Ему захотелось отвлечься, и он подумал, как удачно он встретился с Сашиком. Правда, это немного нарушило его тайные и романтические ожидания от приезда, встреча была слишком неожиданной и случайной, похожей на сюрприз, которого не ждали. Соню он, конечно, не встретит, она давно переехала в Шанхай, и он только получал о ней случайные сведения… Может быть, кого-то ещё… но все остальные были бы уже чужие!

Он не мог предполагать, что его первая стажировка в войсках продлится так долго, – он ехал всего на год и сравнительно недалеко. Хотя на самом деле она и оказалась недолгой, его ранило через несколько дней… Долгим было лечение в госпитале и отдых дома… Когда после взрыва он очнулся, то не мог понять, почему все кругом белое и ничего не чешется и не зудит на запястьях и на лице. В его памяти ещё была густая мокрая темень и неожиданно открывшийся горизонт с мерцающим стальным озером и нежными рассветными лучами. Потом он вспомнил Коскэ и тогда понял, что он в госпитале, а навалившийся на него советский пограничник его ранил, или его ранил осколок снаряда, взорвавшегося совсем близко. Потом врачи сказали ему, что у него две раны, одна от осколка, а другая – от ножа. Значит, его ранили два раза, и снаряд и пограничник, а Коскэ убили.

Когда закончился курс лечения и он год отдыхал дома, в разведуправлении штаба Квантунской армии ему была назначена награда, повышение в чине и предложена работа в аналитическом отделе. Его ранения были настолько серьёзны, что врачи решили, что он может, если захочет, остаться в армии, но уже на нестроевой должности.

И никто из начальства русского отдела Разведывательного управления штаба Квантунской армии не сказал ему о цели его возвращения в Харбин.

На Больничной улице машина резко повернула влево и уперлась в ворота, водитель посигналил, и ворота открылись.

Кэндзи прошёл мимо дежурного, поднялся по лестнице, которая не изменилась, и его ладони вспомнили изумительную гладкость поручней; он поздоровался с мраморной Наядой, которая продолжала стоять в нише и разведёнными кистями рук приглашала следовать по одной из ведущих наверх лестниц. Дверь в кабинет Асакусы неожиданно оказалась приоткрытой, он коснулся её и увидел… нет, услышал, по-русски:

– С-с-суки!

Это было неожиданно. В дверную щель была видна фигура генерала, тот стоял левым боком и смотрел в пространство между книжными стеллажами туда, где всегда висела карта Маньчжурии.

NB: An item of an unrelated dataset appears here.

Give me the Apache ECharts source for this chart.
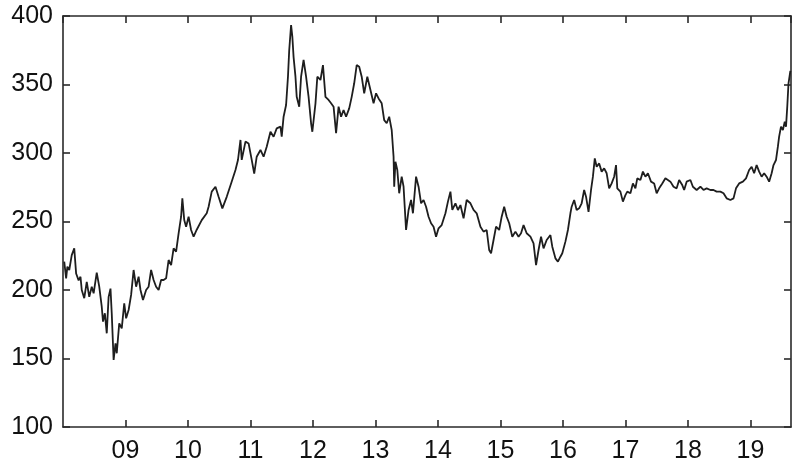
<!DOCTYPE html>
<html>
<head>
<meta charset="utf-8">
<script src="https://cdn.jsdelivr.net/npm/echarts@6/dist/echarts.min.js"></script>
<style>html,body{margin:0;padding:0;background:#fff;}#c{width:793px;height:472px;}</style>
</head>
<body>
<div id="c"></div>
<script>
// time as fractional year
const dates = [
2008.02,2008.05,2008.07,2008.10,2008.14,2008.18,2008.21,2008.25,2008.28,2008.30,2008.34,2008.38,2008.42,2008.46,2008.49,
2008.54,2008.58,2008.62,2008.64,2008.67,2008.70,2008.73,2008.76,2008.78,2008.81,2008.84,2008.86,2008.90,2008.94,2008.98,
2009.01,2009.05,2009.09,2009.13,2009.17,2009.21,2009.24,2009.28,2009.33,2009.37,2009.41,2009.45,2009.49,2009.53,2009.57,
2009.61,2009.65,2009.69,2009.73,2009.77,2009.81,2009.85,2009.89,2009.91,2009.94,2009.97,2010.01,2010.05,2010.09,2010.14,
2010.22,2010.30,2010.33,2010.38,2010.44,2010.49,2010.55,2010.62,2010.69,2010.76,2010.80,2010.84,2010.86,2010.92,2010.97,
2011.02,2011.06,2011.10,2011.16,2011.21,2011.26,2011.32,2011.37,2011.42,2011.48,2011.50,2011.53,2011.57,2011.60,2011.62,
2011.65,2011.67,2011.69,2011.72,2011.74,2011.78,2011.81,2011.85,2011.89,2011.93,2011.97,2011.99,2012.04,2012.07,2012.12,
2012.16,2012.20,2012.25,2012.29,2012.33,2012.37,2012.41,2012.45,2012.49,2012.53,2012.58,2012.62,2012.66,2012.70,2012.74,
2012.78,2012.82,2012.87,2012.92,2012.97,2013.01,2013.05,2013.10,2013.14,2013.18,2013.22,2013.26,2013.29,2013.30,2013.32,
2013.35,2013.38,2013.42,2013.45,2013.49,2013.53,2013.57,2013.60,2013.65,2013.69,2013.73,2013.77,2013.81,2013.85,2013.89,
2013.93,2013.97,2014.01,2014.06,2014.12,2014.16,2014.20,2014.23,2014.28,2014.32,2014.36,2014.41,2014.46,2014.52,2014.57,
2014.62,2014.68,2014.73,2014.78,2014.82,2014.85,2014.89,2014.93,2014.98,2015.02,2015.06,2015.10,2015.14,2015.19,2015.24,
2015.29,2015.33,2015.37,2015.42,2015.48,2015.53,2015.57,2015.61,2015.65,2015.69,2015.74,2015.80,2015.83,2015.88,2015.92,
2015.96,2015.99,2016.04,2016.08,2016.12,2016.14,2016.18,2016.22,2016.26,2016.30,2016.34,2016.37,2016.41,2016.45,2016.48,
2016.51,2016.54,2016.58,2016.62,2016.66,2016.70,2016.74,2016.78,2016.82,2016.85,2016.87,2016.92,2016.96,2017.00,2017.03,
2017.08,2017.12,2017.16,2017.19,2017.24,2017.28,2017.32,2017.36,2017.41,2017.46,2017.50,2017.54,2017.59,2017.64,2017.67,
2017.72,2017.77,2017.82,2017.86,2017.91,2017.94,2017.98,2018.04,2018.08,2018.14,2018.20,2018.25,2018.30,2018.36,2018.41,
2018.46,2018.52,2018.57,2018.62,2018.68,2018.73,2018.77,2018.82,2018.88,2018.93,2018.98,2019.02,2019.06,2019.10,2019.14,
2019.18,2019.22,2019.26,2019.30,2019.34,2019.37,2019.41,2019.44,2019.46,2019.49,2019.52,2019.55,2019.57,2019.59,2019.61,
2019.64
];
const values = [
220.7,208.5,217,214.6,225.5,230.4,212,207,209.7,200,194,206,195,202.4,197.6,
212.6,202.4,187.8,176.9,183,168.4,195,201,183,148.9,161,153.8,175.7,172,190.3,
179.3,185.4,196.4,214.6,202.4,209.7,200,192.7,200,202.4,214.6,207.3,202.4,200,207.3,
207.3,208.5,221.9,218.2,230.4,228,241.4,253.5,266.9,251.1,246.2,253.5,243.8,238.9,244,
251,256,260.8,271.8,275.4,268,259.6,268,277.8,287.6,294.9,309.5,295,308.3,307,
295,285,297.3,302.2,297.3,304.6,315.5,311.9,318,319.2,312,326.5,335,355.7,375,
393.4,385,370,355.7,341,333.8,355.7,367.9,355.7,341,321.7,315.5,336,355.7,353.3,
364.2,341,338.7,336.3,333.8,314.4,333.8,326.5,331.4,326.5,332.6,341,350.9,364.2,363,
355.7,343.6,355.7,346,336.3,343.6,339.8,336.3,324,321.7,326.5,316.8,297.3,275.4,293.6,
287.6,270.6,282.7,275.4,243.8,258.4,265.7,256,282.7,275.4,263.3,265.7,260.8,253.5,248.7,
246.2,238.9,245,247.4,256,264.5,271.8,258.4,263.3,258.4,262,252.3,265.7,263.3,258.4,
256,246.2,242.6,243.8,229.2,226.8,236.5,246.2,243.8,253.5,260.8,253.5,248.7,238.9,242.6,
238.9,241.4,247.4,241.4,238.9,234.1,218.2,229.2,238.9,230.4,236.5,240.1,231.6,223.1,220.7,
224.3,226.8,235.3,243.8,256,260.8,265.7,258.4,259.6,263.3,273,268.1,257.1,273,282.7,
296.1,290,292.4,286.4,288.8,285.2,274.2,277.8,282.7,291.2,274.2,271.8,264.5,269.3,271.8,
270.6,277.8,274.2,281.5,280.3,286.4,282.7,285.2,279.1,277.8,270.6,274.2,277.8,281.5,282.7,
279.1,275.4,274.2,280.3,276.6,273,279.1,280.3,275.4,273,275.4,273,274.2,273,273,
271.8,271.8,270.6,266.9,265.7,266.9,274.2,277.8,279.1,281.5,287.6,290,285.2,291.2,286.4,
282.7,285.2,282.7,279.1,285.2,291.2,294.9,304.6,311.9,319.2,316.8,322.8,319.2,333.8,350.9,
360
];
const yearTicks = ['09','10','11','12','13','14','15','16','17','18','19'];
const yTicks = [100,150,200,250,300,350,400];

const chart = echarts.init(document.getElementById('c'), null, {renderer:'canvas'});
const lineC = '#2a2a2a';
const axisCommon = {
  axisLine:{show:true, onZero:false, lineStyle:{color:lineC, width:1.6}},
  axisTick:{show:true, inside:true, length:7, lineStyle:{color:lineC, width:1.6}},
  splitLine:{show:false}
};
const fontF = 'Liberation Sans, Arial, sans-serif';
chart.setOption({
  animation:false,
  backgroundColor:'#fff',
  grid:{left:63, top:16, width:728, height:411, containLabel:false},
  xAxis:[
    Object.assign({type:'value', min:2008, max:2019.65, interval:1, position:'bottom',
      axisLabel:{show:true, margin:12, fontSize:25, color:'#111', fontFamily:fontF,
        showMinLabel:false, showMaxLabel:false,
        formatter:function(v){ const i = Math.round(v) - 2009; return (Math.abs(v-Math.round(v))<1e-6 && i>=0 && i<yearTicks.length) ? yearTicks[i] : ''; }}
    }, axisCommon),
    Object.assign({type:'value', min:2008, max:2019.65, interval:1, position:'top',
      axisLabel:{show:false}}, axisCommon)
  ],
  yAxis:[
    Object.assign({type:'value', min:yTicks[0], max:yTicks[yTicks.length-1], interval:50, position:'left',
      axisLabel:{show:true, margin:10, fontSize:25, color:'#111', fontFamily:fontF}}, axisCommon),
    Object.assign({type:'value', min:yTicks[0], max:yTicks[yTicks.length-1], interval:50, position:'right',
      axisLabel:{show:false}}, axisCommon)
  ],
  series:[{
    type:'line',
    xAxisIndex:0, yAxisIndex:0,
    data: dates.map((d,i)=>[d, values[i]]),
    showSymbol:false,
    symbol:'none',
    lineStyle:{color:'#1e1e1e', width:1.8},
    silent:true
  }]
});
</script>
</body>
</html>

– Прошу прощения? – по-русски сказал Кэндзи.

Асакуса резко повернулся со злым лицом, увидел его, выражение мгновенно изменилось, и он уже был готов улыбнуться – Кэндзи так показалось, – но сдержался, и лицо привычно окаменело.

– Прошу извинить, господин капитан, я думал, что это Зыков ещё не ушёл. Заходите!

За шесть лет, пока Кэндзи служил в Мукдене, Асакуса почти каждый год два-три раза приезжал в штаб Квантунской армии, но они виделись мельком. Когда он увидел Коити после его излечения и поздравил с возвращением в строй и новым назначением, тот стал ждать, что он пригласит его в харбинскую миссию…

– Извините ещё раз, присаживайтесь.

И вот пригласил!

– Как добрались, господин капитан?

– Спасибо, господин генерал, добрался хорошо.

– Мало времени, поэтому, если вы готовы, я уже вызвал машину.

Они ехали до Гиринской несколько минут. Асакуса молчал. В боковое окно Кэндзи увидел собор и заволновался. Последний раз он почти бегом пробежал мимо него в июле тридцать восьмого, но тогда он его даже не заметил.


В большой светлой, почти белой, как госпитальная операционная, гостиной, из которой как тень выскочил Зыков, за большим круглым обеденным столом сидел высокий худой человек, курил и чиркал ручкой по листу бумаги.